The Central Bank of Kenya (CBK) is already pursuing a ‘tight monetary policy’ stance to ensure that monthly inflation rate is brought down to within its target range of nine per cent.
The IMF acknowledges that there is signs inflation is starting to abate as a result of monetary policy actions taken so far, boosted by more favourable weather conditions.
Issues on focus
"Moreover, the Kenyan authorities appear determined to keep expenditure under control and to limit the primary budget deficit to about two per cent of Gross Domestic Product (GDP) in the 2011/12 financial year to the next one, while increasing the relative share of development and social expenditure in overall spending," said Gudmundsson.
As the 2012 calendar of events begins, focus will be on parliament as it seeks to enact a comprehensive Public Finance Management Bill before devolution takes place. This is to ensure that the principles of sound fiscal management apply at both the central and county government levels.
A new value-added tax law has already been prepared and is expected to be ready for discussion when the House resumes. In addition, the Public Finance Management Law has been submitted to the Commission for the Implementation of the Constitution (CIC).
This law defines the responsibilities and the revenue sharing mechanism among different levels of government, consistent with the fiscal decentralisation envisaged by the new Constitution.
"Implementation of the new VAT law contributes to increasing revenue mobilisation and minimising administrative costs," said Gudmundsson.

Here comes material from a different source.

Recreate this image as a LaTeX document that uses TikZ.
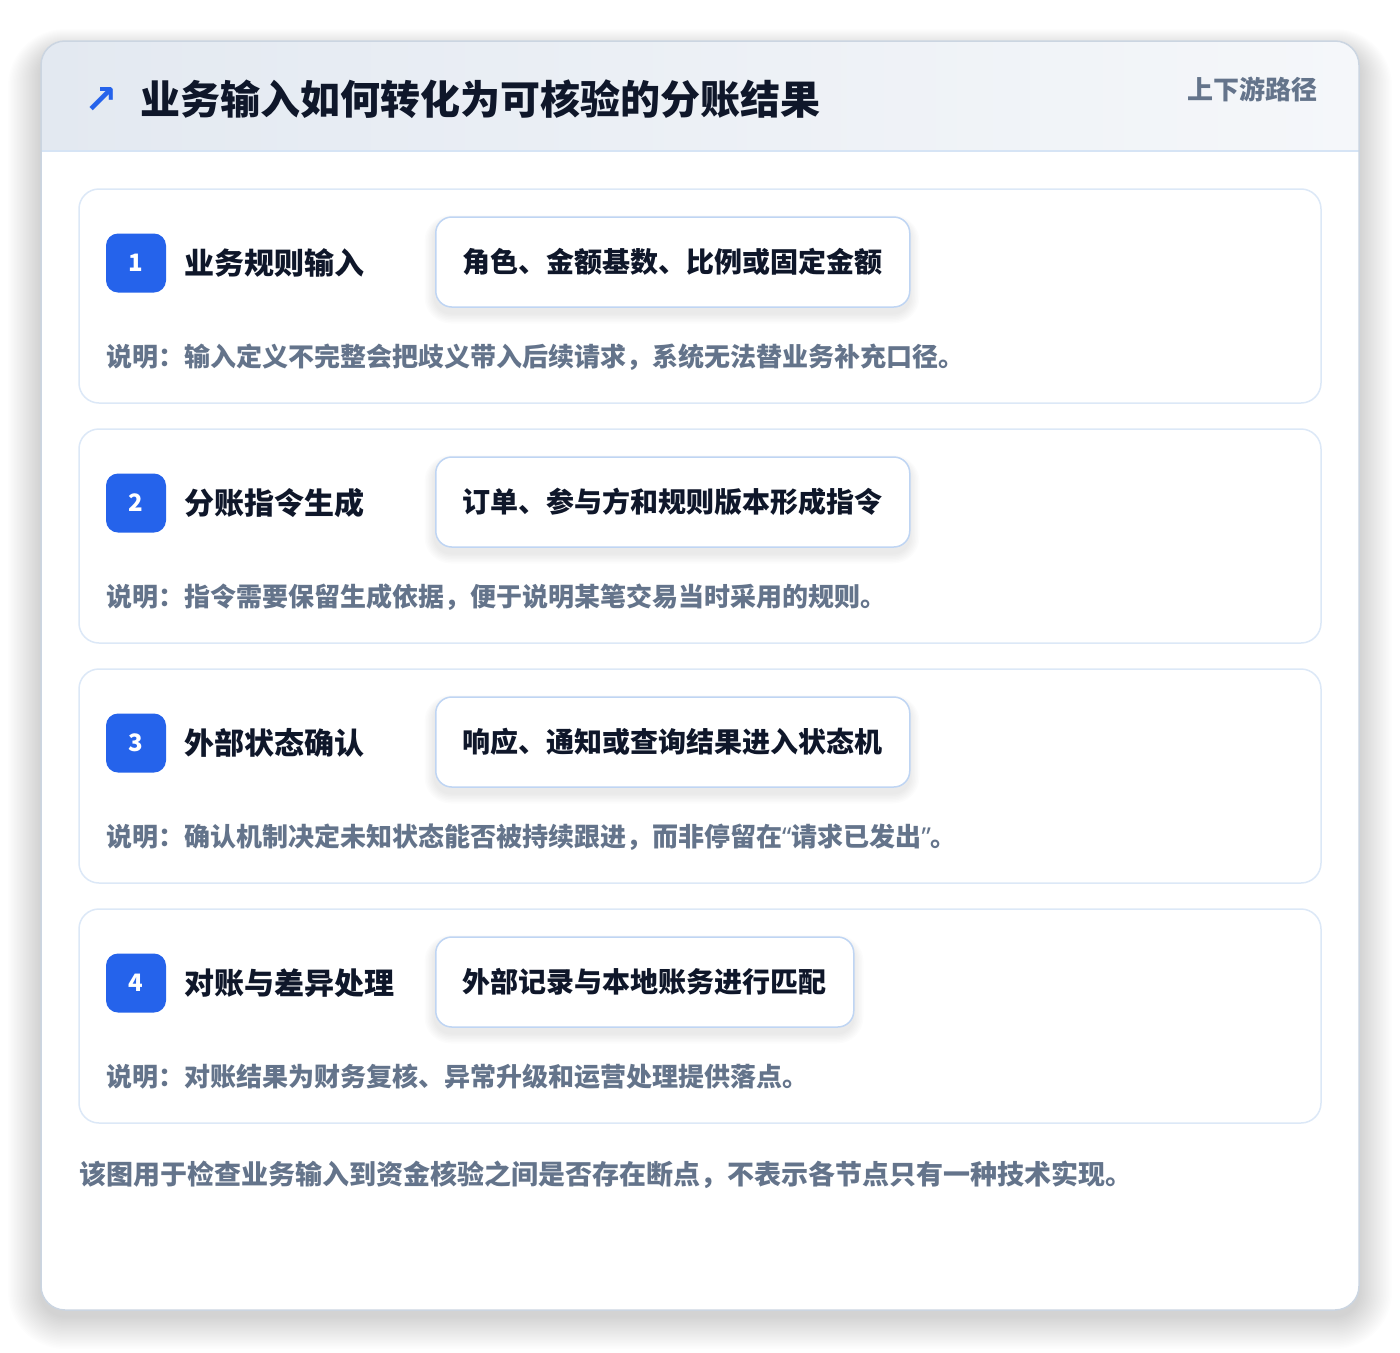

While MPs will be discussing the new VAT Bill, attention will also be on how debate unfolds on attempts by the House to curb the level of interest rates charged on loans by commercial banks.
The IMF has insisted on the need for close supervision and sound provisioning for banks to survive the current high interest rate environment.
"The threat of recession in Europe, Kenya’s key trading partner, as well as instability in the Middle East and its impact on oil prices, could hit the economy in 2012. There is also the risk of adverse weather and concerns surrounding this year’s elections," said Edward Gitahi, an analyst at PineBridge Investments East Africa.
Drought effects
Since the beginning of 2011, Kenya has been hit hard by drought, which has affected the price of essential foodstuffs, pushing inflation figures through the roof. At the same time, high fuel prices and other costly imports have created a nightmare for consumers and local firms, widening the current account deficit and putting pressure on the shilling.
Although CBK has been aggressive in reducing inflation and stabilising the shilling, the jury is still out on whether its response has been swift enough.
Economists regard political instability as a serious malaise, harmful to economic performance. They argue that political instability is likely to shorten policymakers’ horizons, leading to sub-optimal macroeconomic policies.
It may also lead to a more frequent switch of policies, creating volatility and thus, negatively affecting macroeconomic performance. Kenya witnessed first hand the impact of bad politicking on economic performance in its 2008 disputed elections, to an extent that political instability proved to be destructive.